The imposition of sanctions by the US Department of the Treasury on three top-ranked government officials has received wide public acclaim. This is in view of widely held and publicly expressed sentiments against corruption in Liberia, especially by public officials. In the view of most people spoken to, the sanctions were long overdue and not far-reaching enough.
Already the rumor mill has swung into full gear with suggestions that at least 40 more individuals are to be sanctioned in like manner. Whatever the case, and whether true or not, the action taken by the US government should be and is indeed a wake-up call to all Liberians, especially the political class, to awaken from their slumber and embrace the challenges as theirs and not those of the United States of America.
This is in view of the fact that with elections, both general and Presidential a mere 13 months away, political parties appear to have lost focus on the exigency of creating a level playing field for elections.
Only recently, the Senate passed a Bill that, for all purposes, betrays a hitherto concealed intent to manipulate the elections results at the 2023 polls. The Bill, which has been sent to the House of Representatives for concurrence, seeks to have all 15 County Elections Magistrates resign their positions and reapply if interested.
As of yet political parties, whether acting jointly or severally, have so far not publicly responded to this development. They appear to have lost sight of the fact that political parties including the ruling CDC are the major stakeholders in the electoral process, meaning that they must be consulted on electoral matters.
But from all indications, political parties appear to have instead abandoned their fiduciary responsibilities to the good wishes of the ruling party, whatever such may be, according to a political analyst. The media too, as self-acclaimed watchdogs of society are also failing in their fiduciary responsibilities filling their pages and airways discussing personalities rather than the real issues.
Currently, advanced preparations are underway for the conduct of the national census. Following the release of census results, the National Legislature on the basis of those results is required to set a population threshold to enable the demarcation and delimitation of constituencies as required by the Constitution Article 80 c, d & e:
c. Every Liberian citizen shall have the right to be registered in a constituency, and to vote in public elections only in the constituency where registered, either in person or by absentee ballot; provided that such citizen shall have the right to change his voting constituency as may be prescribed by the Legislature.
d. Each constituency shall have an approximately equal population of 20,000 or a such number of citizens as the legislature shall prescribe in keeping with population growth and movements as revealed by a national census; provided that the total number of electoral constituencies in the Republic shall not exceed one hundred.
e. Immediately following a national census and before the next election, the Elections Commission shall reapportion the constituencies in accordance with the new population figures so that every constituency shall have as close to the same population as possible; provided, however, that a constituency must be solely within a county.
What this means is that the use of Electoral Districts will come to an end. More to that, some Legislators could even lose their seats or perhaps, better still, increased representation for Counties like Lofa, Bong, Margibi, Nimba, Montserrado, and Grand Bassa.
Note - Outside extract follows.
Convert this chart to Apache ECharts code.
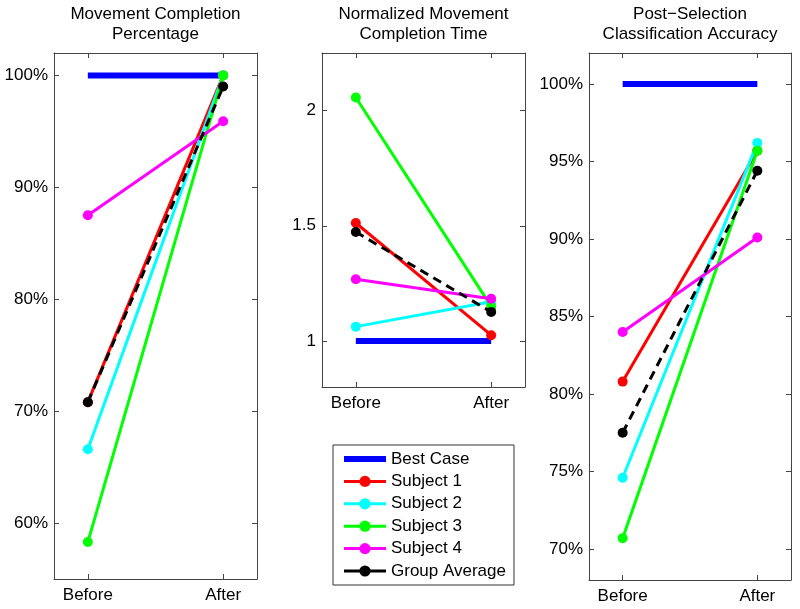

Whether all such changes will come along with pains is self-evident. This is because, like before, Legislators, members of the House of Representatives especially, may likely not pass a threshold Bill if its passage bears implications for their incumbency.
Aside from the above concerns, there is the issue of the Voters Registry (VR) which, to the best of publicly available information, remains compromised and has never been cleaned-up since the 2017 Supreme Court mandate. It is already public knowledge that the head of the National ID Card Registry has allegedly been indiscriminately issuing National ID cards to just about anyone including foreigners with no questions asked.
So far, political parties appear to be unconcerned about such troubling concerns, although there is more than ample evidence from history showing the dangerous implications associated with rigged or undesired election results.
Perhaps the 1985 abortive Quiwonkpa invasion and its aftermath of bloody reprisals, which was a major contributory factor to the outbreak of civil war in 1990, is too far back in history — too far back for the current generation of youth to appreciate the dangers associated with the passage of a law by the Senate calling for the resignation of County Elections Magistrates.
Further, to the above is the issue of the Electoral Management Board, the composition of which is made up of alleged compromised individuals some of whom are known to have affiliations with the ruling party. The ruling party is not the single player or the most important player and therefore cannot be the sole determinant of decisions affecting the conduct of electoral matters in Liberia.
For example, despite the indictment of the Chairperson of the Elections Commission by the Liberia Anti-Corruption Commission(LACC) on corruption charges, she has since remained fixed in her position. Just why the political parties have not become sufficiently seized of the matter is indeed bewildering to most observers. They should not wait for rigged election results and then go running to the US Embassy in protest. Then it will be too late.
Given the current outlook, trouble looms ahead if our political leaders remain asleep. “When someone is helping you to wash your back, wash your front” is an old adage. There is so much the Americans can do for us and no more.